Records from a data source

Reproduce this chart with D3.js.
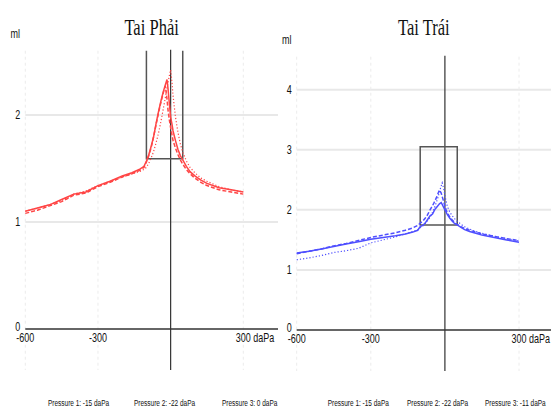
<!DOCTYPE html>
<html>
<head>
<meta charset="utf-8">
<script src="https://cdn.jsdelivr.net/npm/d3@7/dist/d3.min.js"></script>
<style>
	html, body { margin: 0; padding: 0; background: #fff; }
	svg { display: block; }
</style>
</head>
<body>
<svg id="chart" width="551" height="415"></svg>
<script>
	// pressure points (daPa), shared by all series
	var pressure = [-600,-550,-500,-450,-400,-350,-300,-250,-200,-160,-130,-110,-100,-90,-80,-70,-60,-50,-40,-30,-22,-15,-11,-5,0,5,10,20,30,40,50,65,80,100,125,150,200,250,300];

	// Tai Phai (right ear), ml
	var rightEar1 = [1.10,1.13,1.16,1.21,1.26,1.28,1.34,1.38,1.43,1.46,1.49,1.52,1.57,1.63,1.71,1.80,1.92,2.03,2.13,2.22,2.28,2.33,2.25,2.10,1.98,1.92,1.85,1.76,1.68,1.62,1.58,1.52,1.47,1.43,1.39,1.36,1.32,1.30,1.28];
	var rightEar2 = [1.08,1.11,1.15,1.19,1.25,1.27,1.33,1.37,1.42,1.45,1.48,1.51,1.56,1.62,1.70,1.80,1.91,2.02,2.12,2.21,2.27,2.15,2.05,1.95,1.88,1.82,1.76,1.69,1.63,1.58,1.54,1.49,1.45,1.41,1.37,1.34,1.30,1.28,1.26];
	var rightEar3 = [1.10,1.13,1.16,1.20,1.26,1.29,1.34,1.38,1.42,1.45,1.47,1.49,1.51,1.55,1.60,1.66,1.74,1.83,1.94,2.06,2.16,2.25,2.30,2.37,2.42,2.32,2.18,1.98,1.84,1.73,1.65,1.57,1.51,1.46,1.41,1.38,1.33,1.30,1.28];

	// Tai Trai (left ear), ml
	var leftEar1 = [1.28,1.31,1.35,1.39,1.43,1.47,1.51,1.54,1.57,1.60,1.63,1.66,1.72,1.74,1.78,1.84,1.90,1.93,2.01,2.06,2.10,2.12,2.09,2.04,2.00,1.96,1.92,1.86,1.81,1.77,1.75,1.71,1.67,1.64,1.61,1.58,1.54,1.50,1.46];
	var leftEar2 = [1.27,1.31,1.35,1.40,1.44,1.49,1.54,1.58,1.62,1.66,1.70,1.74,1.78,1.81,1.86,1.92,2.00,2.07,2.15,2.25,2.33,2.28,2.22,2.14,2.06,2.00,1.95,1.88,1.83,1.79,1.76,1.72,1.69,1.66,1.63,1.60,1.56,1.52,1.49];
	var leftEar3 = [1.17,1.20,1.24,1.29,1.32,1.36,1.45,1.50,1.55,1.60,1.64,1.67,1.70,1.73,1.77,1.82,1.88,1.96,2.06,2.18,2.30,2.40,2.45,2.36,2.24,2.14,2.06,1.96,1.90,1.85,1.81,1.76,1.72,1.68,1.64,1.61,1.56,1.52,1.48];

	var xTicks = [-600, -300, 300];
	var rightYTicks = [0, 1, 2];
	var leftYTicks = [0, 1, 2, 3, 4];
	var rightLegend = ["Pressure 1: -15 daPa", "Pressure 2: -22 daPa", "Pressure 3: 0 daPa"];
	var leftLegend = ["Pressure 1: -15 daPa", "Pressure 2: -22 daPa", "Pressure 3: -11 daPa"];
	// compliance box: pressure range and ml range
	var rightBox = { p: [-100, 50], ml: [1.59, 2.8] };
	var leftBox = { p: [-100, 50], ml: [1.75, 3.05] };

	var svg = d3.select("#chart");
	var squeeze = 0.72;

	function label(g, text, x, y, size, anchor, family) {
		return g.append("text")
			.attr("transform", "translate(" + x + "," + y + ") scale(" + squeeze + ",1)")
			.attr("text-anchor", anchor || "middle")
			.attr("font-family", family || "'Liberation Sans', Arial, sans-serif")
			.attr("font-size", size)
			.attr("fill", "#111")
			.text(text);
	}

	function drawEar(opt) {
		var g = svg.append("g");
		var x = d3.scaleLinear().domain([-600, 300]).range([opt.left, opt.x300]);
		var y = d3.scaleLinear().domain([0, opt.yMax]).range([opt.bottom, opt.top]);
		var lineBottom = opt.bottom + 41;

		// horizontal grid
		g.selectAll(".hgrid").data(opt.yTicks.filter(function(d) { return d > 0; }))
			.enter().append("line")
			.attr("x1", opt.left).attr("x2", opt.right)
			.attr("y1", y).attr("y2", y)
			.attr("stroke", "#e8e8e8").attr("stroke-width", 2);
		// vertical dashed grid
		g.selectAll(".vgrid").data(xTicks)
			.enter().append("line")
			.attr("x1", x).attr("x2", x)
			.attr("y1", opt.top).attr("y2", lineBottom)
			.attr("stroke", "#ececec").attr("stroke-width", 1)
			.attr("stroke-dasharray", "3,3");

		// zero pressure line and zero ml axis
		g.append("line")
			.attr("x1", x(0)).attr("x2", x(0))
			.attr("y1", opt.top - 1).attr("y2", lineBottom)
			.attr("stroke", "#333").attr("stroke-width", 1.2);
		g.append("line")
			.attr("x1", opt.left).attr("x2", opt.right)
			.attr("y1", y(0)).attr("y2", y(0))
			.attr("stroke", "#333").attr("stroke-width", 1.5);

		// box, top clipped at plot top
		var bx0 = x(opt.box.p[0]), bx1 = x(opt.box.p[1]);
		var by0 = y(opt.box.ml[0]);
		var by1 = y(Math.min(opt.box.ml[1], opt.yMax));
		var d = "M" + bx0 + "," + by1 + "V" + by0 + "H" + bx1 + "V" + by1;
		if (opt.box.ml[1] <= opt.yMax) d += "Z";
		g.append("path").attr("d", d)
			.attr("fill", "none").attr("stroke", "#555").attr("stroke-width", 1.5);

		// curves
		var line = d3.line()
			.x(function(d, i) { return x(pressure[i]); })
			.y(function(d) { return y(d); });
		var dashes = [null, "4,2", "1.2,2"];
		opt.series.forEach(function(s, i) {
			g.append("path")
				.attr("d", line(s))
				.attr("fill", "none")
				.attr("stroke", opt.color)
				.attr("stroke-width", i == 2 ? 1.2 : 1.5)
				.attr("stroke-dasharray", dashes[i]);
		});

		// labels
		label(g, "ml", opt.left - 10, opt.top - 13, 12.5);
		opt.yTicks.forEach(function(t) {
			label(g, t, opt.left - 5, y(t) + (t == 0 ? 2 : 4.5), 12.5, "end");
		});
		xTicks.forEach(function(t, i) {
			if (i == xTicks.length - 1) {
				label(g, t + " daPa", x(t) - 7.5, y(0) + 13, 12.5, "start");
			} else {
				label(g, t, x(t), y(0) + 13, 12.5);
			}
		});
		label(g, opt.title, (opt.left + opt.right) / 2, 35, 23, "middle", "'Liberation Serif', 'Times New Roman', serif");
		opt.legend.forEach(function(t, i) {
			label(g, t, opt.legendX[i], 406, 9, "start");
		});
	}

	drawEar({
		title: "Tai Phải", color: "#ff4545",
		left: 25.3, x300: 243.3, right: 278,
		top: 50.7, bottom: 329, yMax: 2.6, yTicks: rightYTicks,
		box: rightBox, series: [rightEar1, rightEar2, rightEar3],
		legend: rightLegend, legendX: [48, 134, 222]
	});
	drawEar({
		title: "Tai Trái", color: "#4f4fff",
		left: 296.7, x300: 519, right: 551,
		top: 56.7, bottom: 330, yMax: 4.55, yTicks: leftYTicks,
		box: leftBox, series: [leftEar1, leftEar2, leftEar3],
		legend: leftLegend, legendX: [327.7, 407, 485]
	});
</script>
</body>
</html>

==

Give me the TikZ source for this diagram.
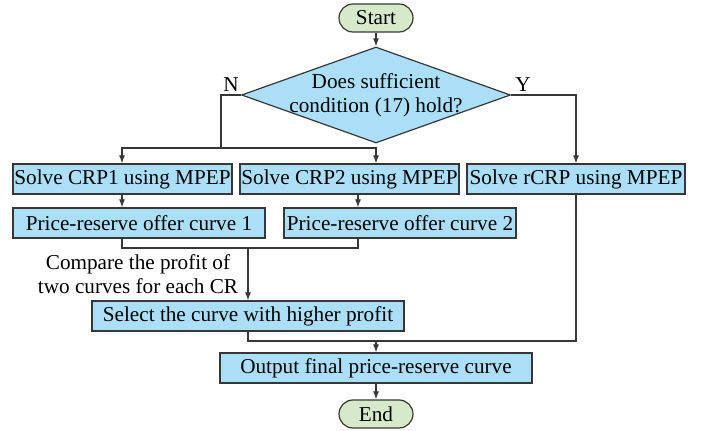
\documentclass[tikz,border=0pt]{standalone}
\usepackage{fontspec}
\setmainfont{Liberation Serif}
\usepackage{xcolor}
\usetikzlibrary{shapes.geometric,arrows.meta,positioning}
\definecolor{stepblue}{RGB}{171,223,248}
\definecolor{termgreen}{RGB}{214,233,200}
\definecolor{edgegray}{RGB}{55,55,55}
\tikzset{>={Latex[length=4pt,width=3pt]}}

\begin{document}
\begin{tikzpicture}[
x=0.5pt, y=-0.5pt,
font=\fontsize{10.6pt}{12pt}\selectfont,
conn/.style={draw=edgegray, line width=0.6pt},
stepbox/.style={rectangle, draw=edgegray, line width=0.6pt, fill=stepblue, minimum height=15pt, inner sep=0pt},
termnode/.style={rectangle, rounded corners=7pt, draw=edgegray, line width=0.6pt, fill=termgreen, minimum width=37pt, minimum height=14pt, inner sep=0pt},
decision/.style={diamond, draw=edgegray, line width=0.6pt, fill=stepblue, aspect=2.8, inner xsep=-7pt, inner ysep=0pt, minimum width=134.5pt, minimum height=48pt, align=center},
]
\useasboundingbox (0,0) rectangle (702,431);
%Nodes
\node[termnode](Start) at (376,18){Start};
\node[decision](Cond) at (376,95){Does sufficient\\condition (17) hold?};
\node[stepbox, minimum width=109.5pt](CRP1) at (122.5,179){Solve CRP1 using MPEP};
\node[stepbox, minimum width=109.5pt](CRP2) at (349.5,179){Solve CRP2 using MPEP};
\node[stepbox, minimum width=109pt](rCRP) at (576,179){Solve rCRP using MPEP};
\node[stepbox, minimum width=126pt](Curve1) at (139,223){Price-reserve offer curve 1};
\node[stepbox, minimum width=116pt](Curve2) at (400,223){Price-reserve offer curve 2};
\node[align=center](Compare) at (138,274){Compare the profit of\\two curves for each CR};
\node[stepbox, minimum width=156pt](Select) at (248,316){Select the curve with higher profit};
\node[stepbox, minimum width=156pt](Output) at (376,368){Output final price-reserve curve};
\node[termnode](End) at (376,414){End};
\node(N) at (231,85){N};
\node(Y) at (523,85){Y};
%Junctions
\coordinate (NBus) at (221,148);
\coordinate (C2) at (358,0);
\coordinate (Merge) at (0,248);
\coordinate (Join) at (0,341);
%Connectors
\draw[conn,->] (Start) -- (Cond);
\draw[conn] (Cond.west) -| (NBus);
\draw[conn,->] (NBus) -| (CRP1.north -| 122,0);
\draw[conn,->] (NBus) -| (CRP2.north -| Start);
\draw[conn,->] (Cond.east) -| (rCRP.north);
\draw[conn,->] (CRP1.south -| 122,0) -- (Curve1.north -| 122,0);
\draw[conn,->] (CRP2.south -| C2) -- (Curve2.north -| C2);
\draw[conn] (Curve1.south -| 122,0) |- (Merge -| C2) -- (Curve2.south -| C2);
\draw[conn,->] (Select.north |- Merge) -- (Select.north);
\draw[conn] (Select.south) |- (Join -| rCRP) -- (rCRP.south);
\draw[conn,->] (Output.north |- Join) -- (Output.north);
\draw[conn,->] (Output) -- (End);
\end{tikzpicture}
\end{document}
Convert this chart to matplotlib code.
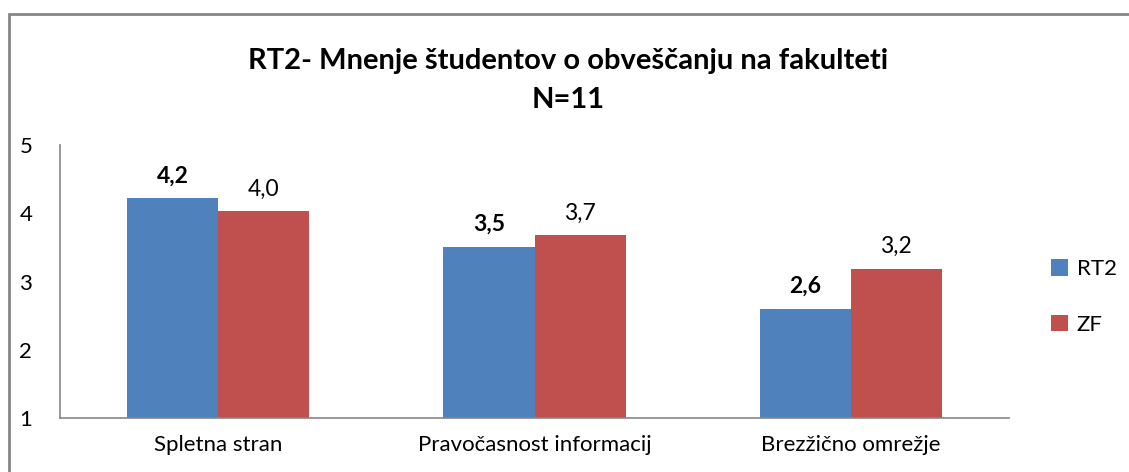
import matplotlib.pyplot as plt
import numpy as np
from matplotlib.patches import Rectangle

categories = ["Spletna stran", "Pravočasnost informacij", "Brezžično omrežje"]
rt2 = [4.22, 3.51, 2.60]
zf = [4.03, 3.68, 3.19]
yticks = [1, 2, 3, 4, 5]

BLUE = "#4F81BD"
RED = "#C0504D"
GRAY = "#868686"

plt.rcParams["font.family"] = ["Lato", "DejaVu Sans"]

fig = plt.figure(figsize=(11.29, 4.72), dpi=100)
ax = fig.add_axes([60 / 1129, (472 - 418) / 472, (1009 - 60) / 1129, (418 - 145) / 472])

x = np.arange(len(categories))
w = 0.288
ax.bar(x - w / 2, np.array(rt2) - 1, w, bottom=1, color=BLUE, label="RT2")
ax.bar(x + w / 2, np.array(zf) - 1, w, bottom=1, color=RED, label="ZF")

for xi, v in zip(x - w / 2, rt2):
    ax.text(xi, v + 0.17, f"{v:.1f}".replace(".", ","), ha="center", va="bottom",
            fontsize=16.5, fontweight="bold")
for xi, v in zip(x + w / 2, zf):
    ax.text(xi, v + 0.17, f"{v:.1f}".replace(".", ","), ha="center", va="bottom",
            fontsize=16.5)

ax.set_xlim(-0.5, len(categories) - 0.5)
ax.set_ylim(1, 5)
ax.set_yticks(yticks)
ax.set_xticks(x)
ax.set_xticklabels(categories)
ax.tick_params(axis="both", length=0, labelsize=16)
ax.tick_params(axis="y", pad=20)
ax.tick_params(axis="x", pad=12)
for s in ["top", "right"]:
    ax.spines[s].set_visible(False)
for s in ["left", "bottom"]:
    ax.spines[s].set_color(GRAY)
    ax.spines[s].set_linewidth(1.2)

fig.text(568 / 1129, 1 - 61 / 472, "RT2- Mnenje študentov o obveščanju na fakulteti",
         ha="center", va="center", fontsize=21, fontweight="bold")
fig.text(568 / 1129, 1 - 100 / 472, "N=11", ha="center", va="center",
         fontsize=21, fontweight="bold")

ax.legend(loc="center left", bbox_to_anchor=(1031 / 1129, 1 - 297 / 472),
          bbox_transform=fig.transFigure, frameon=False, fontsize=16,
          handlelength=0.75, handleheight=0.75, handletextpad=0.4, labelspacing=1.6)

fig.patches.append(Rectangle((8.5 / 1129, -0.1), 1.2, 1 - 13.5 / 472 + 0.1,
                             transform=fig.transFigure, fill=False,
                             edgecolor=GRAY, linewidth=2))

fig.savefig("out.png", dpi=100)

*Exercise requirements*. For the listing above, identify each line bearing "chart".

*Written response*.
Reproduce this chart with D3.js.
<svg id="chart" width="551" height="415"></svg>
	var svg = d3.select("#chart");
Convert this chart to matplotlib code.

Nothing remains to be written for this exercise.